La pandemia que actualmente enfrenta la humanidad ha removido las fibras más sensibles de todas las estructuras sociales en las que se haya inscrita la subjetividad humana, ha reconfigurado y tal vez difuminado las fronteras entre lo público y lo privado bajo una narrativa pseudomilitarista. Es tal vez el acontecimiento más contundente que nos reitera que la emergencia de lo fragmentario como bandera de la posmodernidad hizo crisis y que de nuevo parecemos estar arrojados a una nueva totalización de la historia mundial. Los atentados del once de septiembre de 2001 y sus secuelas, ya lo habían advertido.
En ese sentido, la llegada del coronavirus se instaura en la escena global y encontramos un caleidoscopio de perspectivas y sensibilidades, que van desde las imágenes pre apocalípticas hasta posturas que consideran que se trata de una simple gripe, pasando por teorías de la conspiración. Lo cierto es que, asuntos como la muerte, el miedo, la libertad y el poder que en última instancia reflejan la fragilidad humana, parecen estar agitados al unísono, en el ojo del huracán de la sociedad del espectáculo tras el vaivén de los acontecimientos, por lo que sin dudas se trata de un acontecimiento disruptivo.
La preocupación y la incertidumbre han reemplazado las antiguas sensaciones de seguridad, se ha desestabilizado el sentido del tiempo presente, la racionalidad de la planificación queda absorta ante el caos de los hechos, parecemos naufragar en un océano de interrogantes donde las certezas parecen pequeñas islas alejadas de nuestras posibilidades. Como se dijera en las famosas tesis sobre la filosofía de la historia “el pasado no significa conocerlo como verdaderamente fue, significa apoderarse de un recuerdo tal como este relumbra en un instante de peligro”. Los aposentos de la verdad, hoy están vacíos, han dejado ver en algunos casos la actitud caritativa que el dogma había subsumido y la fe se trasladó a escenarios menos opulentos. El ángel de la historia que rebautizó Walter Benjamin al épico cuadro de Paul Klee, puede centrar su mirada al presente, y seguramente seguirá viendo la catástrofe, un paisaje de ruinas, tal vez lo que el ritmo acelerado de vida, el eficientísimo y la promesa de felicidad del capitalismo tampoco nos dejaba ver.
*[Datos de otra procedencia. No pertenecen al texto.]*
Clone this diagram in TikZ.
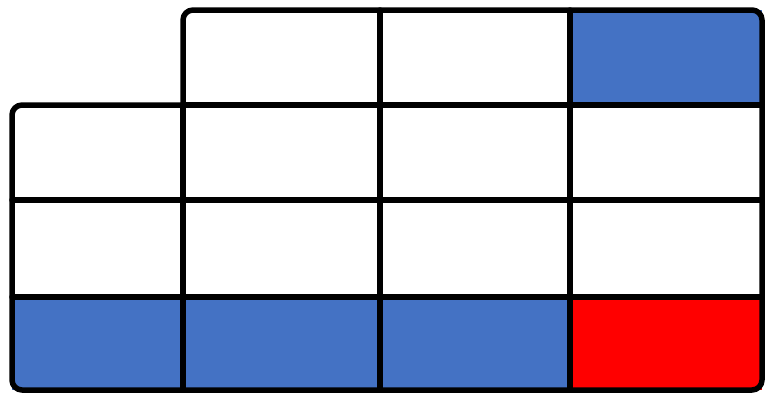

Este confinamiento además ha traído un recorte evidente a las libertades públicas y a los derechos fundamentales. Ya no hay protestas ni movilizaciones que sofocar, los chalecos amarillos ya no están, no se escuchan las cacerolas. La declaratoria de estados de excepción en muchos países, ha otorgado más potestades al Estado en cabeza del hipertrófico Poder Ejecutivo, y de su mano no tan invisible, asistimos a un aumento del disciplinamiento social, del reglamentarismo, del espíritu policiaco, del estado de delación, una limitación a los servicios esenciales como lo son la salud, la educación y la justicia al igual que de las condiciones laborales, bajo la idea de combatir al imperceptible enemigo común, conjugada y concertada esta estrategia con los sectores económicos más poderosos que terminarán más robustecidos, con el pánico y desesperación generalizaos como telón de fondo y muchas paranoias desatadas por la ansiedad productivista y el temor al encuentro con “el otro”, que se considera una amenaza para preservar la vida.
Hay perspectivas optimistas, que sostiene que después de superada la pandemia, vamos a ser mejores personas, la verdad desconfío de la benevolencia del sistema y de la propia condición humana, tenemos la mancha de Auschwitz, la mancha de la bomba sobre Hiroshima y Nagasaki, la mancha de las víctimas de las dictaduras militares, la mancha de los desaparecidos, la mancha de los pobres y excluidos del neoliberalismo, la mancha del maltrato a los animales y no nos han hecho mejores personas. Entre tanto seguiremos como un ciego sin bastón rumbo a donde el lector crea que vayamos a terminar.